A LÍNGUA NO MUSEU
Ruy de Castro
RIO DE JANEIRO - Numa próxima ida a São Paulo, vou voltar ao
Museu da Língua Portuguesa. Acabo de saber ("Ilustrada", 31/8) que os
textos de seu espaço expositivo ainda estão na velha ortografia --ou seja, na
língua como a conhecíamos, antes do "acordo" assinado em 2008 por
parte dos membros da Comunidade dos Países de Língua Portuguesa (leia-se o
Brasil). Preciso fazer isto antes de 31 de dezembro, quando a nova ortografia
será obrigatória, e o trema, por exemplo, irá se juntar aos extintos mamutes,
pterodáctilos e leitores de Pearl S. Buck.
Lá, terei o prazer de ler palavras como
"pingüim", "lingüista" ou "desmilingüido", com o
velho trema. Penso até em lê-las em voz alta, se ninguém estiver olhando, e
lambendo cada trema como Chicabon --antes que sejam reduzidas a "pinguim",
"linguista" e "desmilinguido" e assim comecem a ser ditas
pelos jovens que não sabem como elas soavam.
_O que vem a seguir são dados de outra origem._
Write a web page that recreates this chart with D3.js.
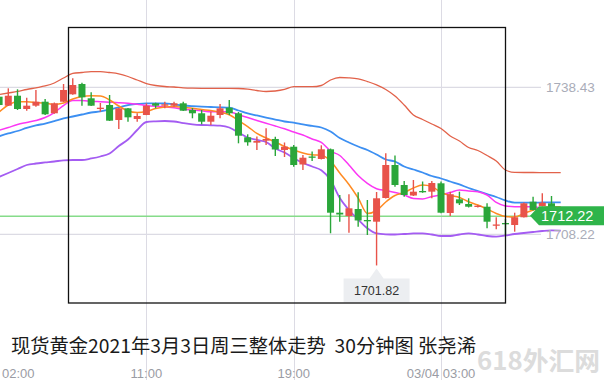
<!DOCTYPE html>
<html><head><meta charset="utf-8">
<script src="https://cdn.jsdelivr.net/npm/d3@7"></script>
<style>html,body{margin:0;padding:0;background:#fff;overflow:hidden}svg{display:block}</style>
</head><body><svg id="c" width="606" height="380"></svg>
<script>
// ---- data (XAUUSD 30-minute candles) ----
const opens = [1736.50,1734.65,1736.70,1733.97,1734.65,1735.47,1733.09,1735.47,1736.99,1739.11,1736.17,1733.97,1734.79,1731.71,1734.11,1731.92,1732.74,1735.14,1734.65,1734.65,1735.14,1733.77,1733.09,1731.36,1732.74,1734.24,1733.09,1728.16,1727.05,1727.46,1727.81,1725.55,1726.22,1722.57,1724.21,1723.70,1725.69,1712.66,1711.98,1713.42,1711.16,1710.81,1715.68,1722.46,1718.35,1716.19,1717.12,1716.98,1718.70,1712.60,1715.41,1714.45,1713.89,1713.89,1710.03,1710.54,1710.13,1711.72,1714.92,1714.04,1714.59];
const closes = [1734.79,1736.70,1733.97,1734.65,1735.47,1732.88,1735.14,1737.88,1738.90,1736.37,1734.65,1734.24,1731.57,1734.11,1732.26,1732.53,1734.65,1734.65,1734.94,1735.14,1733.62,1733.09,1731.36,1732.59,1734.11,1733.09,1728.48,1727.13,1727.39,1727.81,1725.65,1726.22,1722.46,1723.96,1723.96,1725.69,1712.66,1712.29,1713.56,1711.06,1710.95,1715.62,1722.46,1718.35,1716.30,1716.98,1716.85,1718.76,1712.66,1716.46,1714.59,1713.89,1714.10,1710.81,1710.24,1710.34,1711.72,1714.59,1713.22,1714.72,1713.36];
const highs = [1736.85,1738.22,1738.02,1736.29,1737.88,1736.03,1735.30,1739.11,1740.28,1739.38,1737.40,1735.20,1736.85,1734.20,1734.18,1733.09,1735.14,1735.27,1735.47,1735.47,1735.47,1734.18,1733.77,1733.42,1735.00,1735.82,1733.35,1728.77,1728.32,1730.00,1728.28,1727.09,1726.57,1724.52,1725.24,1726.51,1725.85,1716.30,1716.44,1716.85,1715.27,1716.91,1724.87,1724.42,1719.17,1719.38,1719.07,1719.17,1719.07,1716.98,1716.98,1715.62,1714.24,1714.59,1711.72,1711.37,1712.66,1714.76,1715.95,1716.65,1716.09];
const lows = [1734.38,1734.59,1733.77,1733.62,1734.44,1732.74,1733.00,1735.40,1736.90,1734.65,1734.59,1733.42,1731.50,1729.86,1731.36,1731.36,1732.70,1734.11,1734.11,1734.44,1733.56,1732.06,1730.83,1730.68,1732.06,1732.74,1726.92,1726.43,1725.55,1726.57,1724.31,1724.11,1722.11,1721.44,1723.28,1723.60,1708.43,1710.81,1708.55,1709.78,1708.08,1701.82,1715.58,1718.00,1715.95,1716.09,1716.75,1715.62,1712.54,1711.98,1714.24,1713.73,1713.73,1709.45,1709.25,1708.08,1708.76,1711.68,1713.11,1713.93,1713.32];

// Bollinger bands and moving averages (one value per bar, plus one step beyond)
const upperBand = [1736.95,1737.26,1737.57,1737.98,1738.33,1738.70,1739.31,1740.34,1741.27,1741.47,1741.64,1741.64,1741.47,1741.20,1740.65,1739.93,1739.21,1738.80,1738.59,1738.49,1738.33,1738.25,1738.22,1738.22,1738.22,1738.22,1738.18,1738.04,1737.77,1737.57,1737.67,1737.98,1738.55,1738.55,1738.55,1738.80,1739.93,1740.44,1740.38,1740.18,1739.62,1738.94,1737.98,1736.64,1734.79,1732.74,1731.81,1730.89,1729.96,1728.42,1727.39,1726.06,1725.44,1724.42,1723.28,1721.44,1720.94,1720.92,1720.92,1720.90,1720.88,1720.88];
const midBand = [1728.36,1728.94,1729.45,1730.07,1730.58,1730.99,1731.50,1732.02,1732.43,1732.84,1733.25,1733.46,1733.87,1734.28,1734.79,1735.00,1735.14,1735.14,1735.14,1734.90,1734.69,1734.55,1734.44,1734.38,1734.32,1734.24,1733.66,1733.09,1732.64,1732.22,1731.81,1731.40,1731.16,1730.79,1730.48,1730.17,1729.35,1728.01,1727.09,1726.26,1725.55,1724.62,1723.59,1723.18,1722.15,1721.54,1720.92,1720.20,1719.69,1719.07,1718.46,1717.74,1717.12,1716.50,1715.89,1715.17,1714.72,1714.72,1714.72,1714.76,1714.80,1714.80];
const lowerBand = [1720.00,1720.82,1721.64,1722.46,1722.77,1722.98,1723.18,1723.43,1723.49,1723.49,1723.80,1724.21,1724.83,1726.37,1727.70,1729.66,1731.30,1731.44,1731.50,1731.40,1731.09,1730.83,1730.68,1730.62,1730.54,1730.17,1729.14,1728.11,1727.60,1727.19,1725.85,1725.03,1723.90,1722.87,1722.15,1721.37,1719.38,1715.68,1713.22,1711.26,1709.45,1708.39,1708.22,1708.18,1708.28,1708.39,1708.43,1708.18,1707.87,1707.87,1708.18,1708.39,1708.18,1707.87,1707.73,1707.98,1708.28,1708.49,1708.69,1708.90,1709.04,1708.96];
const maFast = [1733.35,1734.79,1735.47,1735.47,1735.31,1735.14,1734.90,1735.20,1736.03,1736.54,1736.68,1736.64,1735.82,1734.59,1733.56,1733.25,1733.46,1734.07,1734.38,1734.48,1734.28,1734.11,1733.87,1733.66,1733.35,1732.78,1731.61,1730.37,1728.94,1728.01,1727.19,1726.26,1725.55,1724.93,1724.56,1724.46,1723.28,1720.82,1718.46,1715.68,1712.50,1713.11,1714.86,1716.19,1716.81,1717.74,1718.35,1718.04,1716.81,1716.19,1715.78,1714.92,1714.24,1713.42,1712.50,1711.88,1711.78,1712.50,1713.22,1713.73,1713.89,1713.89];
const maSlow = [1729.59,1730.17,1730.78,1731.20,1731.61,1732.22,1733.25,1734.69,1735.72,1735.72,1735.57,1735.47,1735.37,1735.27,1735.14,1734.94,1734.69,1734.53,1734.44,1734.22,1733.93,1733.77,1733.60,1733.42,1733.42,1733.42,1732.80,1732.22,1731.61,1731.03,1730.48,1729.90,1729.24,1728.63,1727.81,1727.09,1725.34,1724.42,1722.46,1720.31,1718.70,1717.59,1717.22,1716.81,1716.30,1715.58,1715.48,1715.99,1716.30,1716.81,1717.33,1717.12,1716.98,1716.30,1714.76,1714.04,1713.89,1713.89,1713.89,1713.52,1713.11,1712.87];

const axisValues = [1738.43, 1708.22];
const lastPrice = 1712.22;
const lowPrice = 1701.82;
const lowIndex = 41;
const timeLabels = ["02:00", "11:00", "19:00", "03/04 03:00"];
const timeIndex = [-2, 16, 32, 48];
const titleText = "现货黄金2021年3月3日周三整体走势  30分钟图 张尧浠";
const watermarkText = "618外汇网";

// ---- drawing ----
const W = 606, H = 380;
const svg = d3.select("#c");
const x = d3.scaleLinear().domain([0, 60]).range([-0.9, 551.5]);
const y = d3.scaleLinear().domain([1708.22, 1738.43]).range([234.3, 87.3]);
const RED = "#e8534a", GREEN = "#2aa63a", GRID = "#dcdbe4";

// watermark text
svg.append("text").attr("x", 477).attr("y", 370)
  .attr("font-family", "'Noto Sans CJK SC', sans-serif").attr("font-weight", "bold")
  .attr("font-size", 25).attr("fill", "#dcdcdc")
  .attr("textLength", 123).attr("lengthAdjust", "spacingAndGlyphs").text(watermarkText);

// vertical grid lines at time ticks (excluding clamped first label)
svg.append("g").selectAll("line").data(timeIndex.filter(d => d >= 0)).join("line")
  .attr("x1", d => Math.round(x(d)) + 0.5).attr("x2", d => Math.round(x(d)) + 0.5)
  .attr("y1", 0).attr("y2", H).attr("stroke", GRID).attr("stroke-width", 1);

// horizontal grid lines at axis values
svg.append("g").selectAll("line").data(axisValues).join("line")
  .attr("x1", 0).attr("x2", 541)
  .attr("y1", d => y(d)).attr("y2", d => y(d)).attr("stroke", GRID).attr("stroke-width", 1.2);

// last price line
svg.append("line").attr("x1", 0).attr("x2", 532).attr("y1", y(lastPrice) + 1.5).attr("y2", y(lastPrice) + 1.5)
  .attr("stroke", "#86dc8a").attr("stroke-width", 1.5);

// indicator lines
const lineGen = d3.line().x((d, i) => x(i)).y(d => y(d)).curve(d3.curveMonotoneX);
const series = [
  [upperBand, "#e2624a", 1.3],
  [lowerBand, "#a45cf2", 1.8],
  [midBand, "#3c8ff2", 1.8],
  [maSlow, "#fb37f4", 1.5],
  [maFast, "#ff8b22", 1.5]
];
svg.append("g").selectAll("path").data(series).join("path")
  .attr("d", d => lineGen(d[0])).attr("fill", "none")
  .attr("stroke", d => d[1]).attr("stroke-width", d => d[2]);

// candles
const idx = d3.range(opens.length);
const cg = svg.append("g");
cg.selectAll("line").data(idx).join("line")
  .attr("x1", i => x(i)).attr("x2", i => x(i))
  .attr("y1", i => y(highs[i])).attr("y2", i => y(lows[i]))
  .attr("stroke", i => closes[i] >= opens[i] ? RED : GREEN).attr("stroke-width", 1.4);
cg.selectAll("rect").data(idx).join("rect")
  .attr("x", i => x(i) - 3.5).attr("width", 7)
  .attr("y", i => y(Math.max(opens[i], closes[i])))
  .attr("height", i => Math.max(1.3, Math.abs(y(opens[i]) - y(closes[i]))))
  .attr("fill", i => closes[i] >= opens[i] ? RED : GREEN);

// right axis labels
svg.append("g").selectAll("text").data(axisValues).join("text")
  .attr("x", 546).attr("y", d => y(d) + 5)
  .attr("font-family", "'Liberation Sans', Arial, sans-serif").attr("font-size", 13.5)
  .attr("fill", "#a9acb8").text(d => d.toFixed(2));

// last price tag
const ly = y(lastPrice) + 0.8;
svg.append("path")
  .attr("d", `M530,${ly} L539,${ly - 9.5} L604,${ly - 9.5} L604,${ly + 9.5} L539,${ly + 9.5} Z`)
  .attr("fill", "#2fb44a");
svg.append("text").attr("x", 541).attr("y", ly + 5.2)
  .attr("font-family", "'Liberation Sans', Arial, sans-serif").attr("font-size", 14.5)
  .attr("fill", "#fff").text(lastPrice.toFixed(2));

// low marker
const lx = x(lowIndex), lyy = y(lowPrice);
svg.append("path")
  .attr("d", `M${lx - 33},${lyy + 13} L${lx - 7},${lyy + 13} L${lx},${lyy + 3} L${lx + 7},${lyy + 13} L${lx + 33},${lyy + 13} L${lx + 33},${lyy + 37} L${lx - 33},${lyy + 37} Z`)
  .attr("fill", "#eceef1");
svg.append("text").attr("x", lx).attr("y", lyy + 30).attr("text-anchor", "middle")
  .attr("font-family", "'Liberation Sans', Arial, sans-serif").attr("font-size", 12.5)
  .attr("fill", "#333").text(lowPrice.toFixed(2));

// annotation frame
svg.append("rect").attr("x", 68.5).attr("y", 27.5).attr("width", 437).attr("height", 275.5)
  .attr("fill", "none").attr("stroke", "#111").attr("stroke-width", 1.3);

// time axis labels
svg.append("g").selectAll("text").data(timeIndex).join("text")
  .attr("x", (d, i) => x(d) < 20 ? 2 : x(d))
  .attr("text-anchor", d => x(d) < 20 ? "start" : "middle")
  .attr("y", 378)
  .attr("font-family", "'Liberation Sans', Arial, sans-serif").attr("font-size", 13)
  .attr("fill", "#9a9ca4").text((d, i) => timeLabels[i]);

// title
svg.append("text").attr("x", 11).attr("y", 353)
  .attr("font-family", "'Noto Sans CJK SC', sans-serif").attr("font-size", 19.3)
  .attr("fill", "#1a1a1a").style("white-space", "pre").text(titleText);
</script></body></html>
Aliás, passei pelo problema outro
dia nesta coluna, quando reproduzi o trecho da letra do samba "O
Pato", que diz "O pato/ Vinha cantando alegremente/ Quem-quem".
Escrevi, como sói, "qüem-qüem", mesmo
sabendo que meus tremas não chegariam vivos ao jornal impresso, e que a única
pessoa que leria "quem-quem" como "qüem-qüem" seria o
professor Evanildo Bechara, um dos autores da reforma. Quando a coluna saiu,
submeti-a a alguns jovens pouco versados em bossa nova. Todos pronunciaram
"quem-quem". E se, um dia, Evanildo for chamado de
"linguista", e não "lingüista"?
O poeta mineiro Abgar Renault (1901-1995), que não
aderiu às reformas de 1943 e 1971, morreu escrevendo "phosphoro",
"pthysica" e "portuguez". Seguindo seu exemplo, continuarei
a escrever "qüem-qüem" e deixarei a meus editores a tarefa de
expurgar os tremas.
Acho que o Museu da Língua Portuguesa deveria
continuar na velha ortografia. Afinal, é um museu, não?